» **STATED TASK**
Report, word for word, every line of the material that contains "chart".

» **DATA SEGMENT**
<<<<
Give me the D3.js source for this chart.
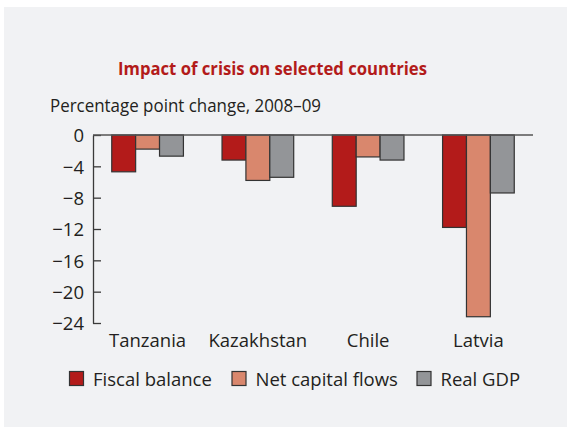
<!DOCTYPE html>
<html>
<head>
<meta charset="utf-8">
<script src="https://cdn.jsdelivr.net/npm/d3@7"></script>
<style>
  body { margin: 0; background: #fff; }
  text { font-family: "Open Sans", "Noto Sans", sans-serif; fill: #231f20; }
</style>
</head>
<body>
<script>
var svgWidth = 569;
var svgHeight = 427;

// data
var countries = ["Tanzania", "Kazakhstan", "Chile", "Latvia"];
var seriesNames = ["Fiscal balance", "Net capital flows", "Real GDP"];
var fiscalBalance = [-4.7, -3.2, -9.1, -11.8];
var netCapitalFlows = [-1.8, -5.8, -2.8, -23.2];
var realGDP = [-2.7, -5.4, -3.2, -7.4];
var yTicks = [0, -4, -8, -12, -16, -20, -24];
var colors = ["#b31b1a", "#d9876d", "#939598"];

var series = [fiscalBalance, netCapitalFlows, realGDP];

var svg = d3.select("body")
  .append("svg")
  .attr("width", svgWidth)
  .attr("height", svgHeight);

// panel background
svg.append("rect")
  .attr("x", 4).attr("y", 7)
  .attr("width", 563).attr("height", 420)
  .attr("fill", "#f1f2f4");

svg.append("text")
  .attr("x", 272.5).attr("y", 75)
  .attr("text-anchor", "middle")
  .style("font-weight", "bold")
  .style("font-size", "18.5px")
  .style("fill", "#b31b1a")
  .attr("textLength", 309)
  .attr("lengthAdjust", "spacingAndGlyphs")
  .text("Impact of crisis on selected countries");

svg.append("text")
  .attr("x", 50).attr("y", 112)
  .style("font-size", "19px")
  .attr("textLength", 271)
  .attr("lengthAdjust", "spacingAndGlyphs")
  .text("Percentage point change, 2008\u201309");

var left = 93, right = 533;

var y = d3.scaleLinear()
  .domain([-24, 0])
  .range([323, 135]);

var x0 = d3.scaleBand()
  .domain(countries)
  .range([left, right])
  .paddingInner(0.35)
  .paddingOuter(0.17);

var x1 = d3.scaleBand()
  .domain(d3.range(series.length))
  .range([0, x0.bandwidth()]);

// y axis, ticks pointing into the chart
var yAxis = svg.append("g")
  .attr("transform", "translate(" + left + ",0)")
  .call(d3.axisLeft(y).tickValues(yTicks).tickSizeInner(-8).tickSizeOuter(0).tickPadding(9)
    .tickFormat(d => d === 0 ? "0" : "\u2212" + Math.abs(d)));
yAxis.selectAll("path, line").attr("stroke", "#3a3a3a").attr("stroke-width", 1.3);
yAxis.selectAll("text")
  .style("font-size", "18.5px")
  .style("font-family", "'Open Sans', sans-serif")
  .attr("fill", "#231f20")
  .attr("dy", "0.36em");

// bars
var groups = svg.selectAll(".country")
  .data(countries)
  .enter().append("g")
  .attr("class", "country")
  .attr("transform", c => "translate(" + x0(c) + ",0)");

groups.selectAll("rect")
  .data((c, i) => series.map((s, j) => ({ k: j, v: s[i] })))
  .enter().append("rect")
  .attr("x", d => x1(d.k))
  .attr("width", x1.bandwidth())
  .attr("y", y(0))
  .attr("height", d => y(d.v) - y(0))
  .attr("fill", d => colors[d.k])
  .attr("stroke", "#333")
  .attr("stroke-width", 1.2);

// zero line
svg.append("line")
  .attr("x1", left).attr("x2", right)
  .attr("y1", y(0)).attr("y2", y(0))
  .attr("stroke", "#555")
  .attr("stroke-width", 1.3);

// category labels
svg.selectAll(".cat")
  .data(countries)
  .enter().append("text")
  .attr("class", "cat")
  .attr("x", c => x0(c) + x0.bandwidth() / 2)
  .attr("y", 347)
  .attr("text-anchor", "middle")
  .style("font-size", "18.5px")
  .text(c => c);

// legend
var legendX = [69.5, 232, 417];
var legend = svg.selectAll(".legend")
  .data(seriesNames)
  .enter().append("g")
  .attr("class", "legend")
  .attr("transform", (d, i) => "translate(" + legendX[i] + ",371.5)");

legend.append("rect")
  .attr("width", 14).attr("height", 14)
  .attr("fill", (d, i) => colors[i])
  .attr("stroke", "#333")
  .attr("stroke-width", 1.2);

legend.append("text")
  .attr("x", 23.5).attr("y", 14.5)
  .style("font-size", "18.5px")
  .text(d => d);
</script>
</body>
</html>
>>>>
» **PROBLEM SOLUTION**
Give me the D3.js source for this chart.
// y axis, ticks pointing into the chart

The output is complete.